The NHAI is being sounded out on whether it can take over the IL&FS arm or at least some of its major projects.

These measures are being considered on top of a move to get all the shareholders of IL&FS, including state-run giants such as the LIC, the SBI and the Central Bank of India, to pump in fresh equity into the troubled private sector lender.

Privatisation and “keeping the state out of the business of doing business” has always been part of the BJP’s ideological moorings.

The IL&FS imbroglio — where under a pyramid-like structure debt is taken by the principle firm to fund equity in subsidiaries which in turn is used to shore up more debt — has created a unique problem in the Indian economy.

The government in depositions before a company affairs tribunal admitted that the collapse of the financial giant could lead to serious disruptions in the Indian debt and equity markets.

“Any impairment in its ability to finance and support infrastructure projects will be quite damaging to the overall infrastructure sector, financial markets and the economy,” the government has said.

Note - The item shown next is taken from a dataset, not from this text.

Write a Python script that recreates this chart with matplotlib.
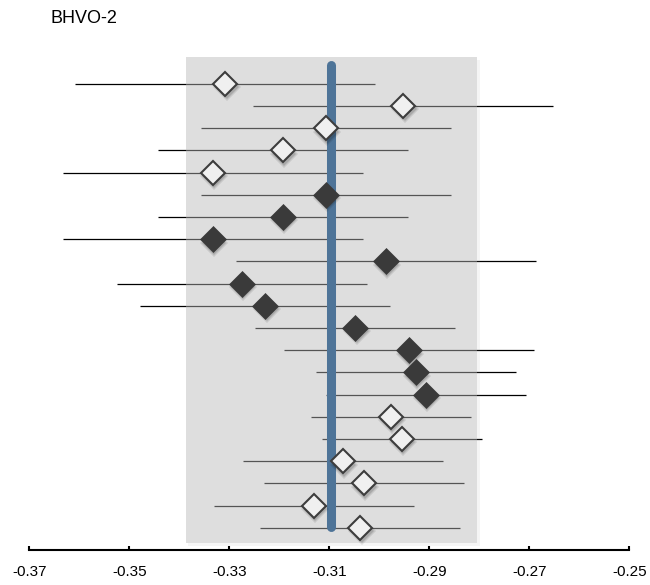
# BHVO-2 comparison plot: values with error bars, mean line and grey range band

import matplotlib
matplotlib.use('Agg')
import matplotlib.pyplot as plt
import matplotlib.transforms as mtransforms
import numpy as np

plt.rcParams['font.family'] = ['Liberation Sans', 'DejaVu Sans']

# Data (top row first)
values = [-0.3308, -0.2952, -0.3107, -0.3193, -0.3333, -0.3107, -0.3193,
          -0.3333, -0.2987, -0.3275, -0.3228, -0.3048, -0.2941, -0.2927,
          -0.2907, -0.2977, -0.2955, -0.3073, -0.3031, -0.3131, -0.3038]
errors = [0.030, 0.030, 0.025, 0.025, 0.030, 0.025, 0.025, 0.030, 0.030,
          0.025, 0.025, 0.020, 0.025, 0.020, 0.020, 0.016, 0.016, 0.020,
          0.020, 0.020, 0.020]
filled = [0, 0, 0, 0, 0, 1, 1, 1, 1, 1, 1, 1, 1, 1, 1, 0, 0, 0, 0, 0, 0]
mean_value = -0.3097
band_low, band_high = -0.3386, -0.2804
xticks = [-0.37, -0.35, -0.33, -0.31, -0.29, -0.27, -0.25]
xtick_labels = ['-0.37', '-0.35', '-0.33', '-0.31', '-0.29', '-0.27', '-0.25']
title = 'BHVO-2'

values = np.array(values)
errors = np.array(errors)
filled = np.array(filled, dtype=bool)
rows = np.arange(1, len(values) + 1)

fig = plt.figure(figsize=(6.5, 5.85), dpi=100)
ax = fig.add_axes([29.3 / 650, 35 / 585, 600 / 650, 500 / 585])

# error bars (under the band)
ax.errorbar(values, rows, xerr=errors, fmt='none', ecolor='black',
            elinewidth=0.9, capsize=0, zorder=1)

# grey band, semi transparent so bars look lighter inside
ax.axvspan(band_low, band_high, ymin=0.0146, ymax=0.986,
           facecolor=(0.72, 0.72, 0.72), alpha=0.46, lw=0, zorder=2)
# soft shadow on the right and bottom edges
ax.axvspan(band_high, band_high + 0.0005, ymin=0.0146, ymax=0.98,
           facecolor='grey', alpha=0.08, lw=0, zorder=2)
ax.axvspan(band_low + 0.0004, band_high + 0.0005, ymin=0.009, ymax=0.0146,
           facecolor='grey', alpha=0.08, lw=0, zorder=2)

# mean line
ax.axvline(mean_value, ymin=0.046, ymax=0.971, color='#4e7498', lw=6.5,
           solid_capstyle='round', zorder=3)

# marker shadows
ms = 12.5
shadow = mtransforms.offset_copy(ax.transData, fig=fig, x=1.0, y=-2.5, units='points')
ax.plot(values, rows, 'D', ms=ms + 2, color='black', alpha=0.10, mew=0,
        transform=shadow, zorder=4)
ax.plot(values, rows, 'D', ms=ms, color='black', alpha=0.15, mew=0,
        transform=shadow, zorder=4)

# markers
ax.plot(values[~filled], rows[~filled], 'D', ms=ms, mfc='#f0f0f0',
        mec='#3d3d3d', mew=1.5, ls='none', zorder=5)
ax.plot(values[filled], rows[filled], 'D', ms=ms + 1, mfc='#3a3a3a',
        mec='#3a3a3a', mew=0.5, ls='none', zorder=5)

ax.set_xlim(-0.37, -0.25)
ax.set_ylim(22.0, -0.518)
ax.set_xticks(xticks)
ax.set_xticklabels(xtick_labels, fontsize=11)
ax.set_yticks([])
for side in ['top', 'left', 'right']:
    ax.spines[side].set_visible(False)
ax.spines['bottom'].set_linewidth(1.5)
ax.spines['bottom'].set_zorder(6)
ax.tick_params(axis='x', direction='in', length=3, width=1.5, pad=11)
ax.patch.set_alpha(0)

fig.text(50 / 650, 1 - 18.3 / 585, title, fontsize=13, va='center', ha='left')

fig.savefig('out.png', dpi=100)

Earlier, the government had virtually steamrollered the Life Insurance Corporation of India to agree to buy IDBI Bank by spending more than Rs 12,000 crore to rescue the financial institution-turned-bank from failing. The move led to questions being asked on whether such forced takeovers were ethical as they were risking the money deposited by subscribers in the LIC’s insurance schemes.

Similar forced investments by another state-run institution UTI had led to its sudden collapse at the turn of the century.

Move on airports

The Narendra Modi-government had earlier announced that it would privatise around 15 airports. While it has gone ahead with the privatisation of some small airports, including Nagpur, top officials said it had decided to put off privatisation of the major ones — Calcutta and Chennai — fearing a political backlash in the mega cities where these airports are located.

It has also decided not to privatise the Jaipur and Ahmedabad airports but only hand over their operation and maintenance to private contractors, letting the state-run Airport Authority of India to continue owning and controlling them.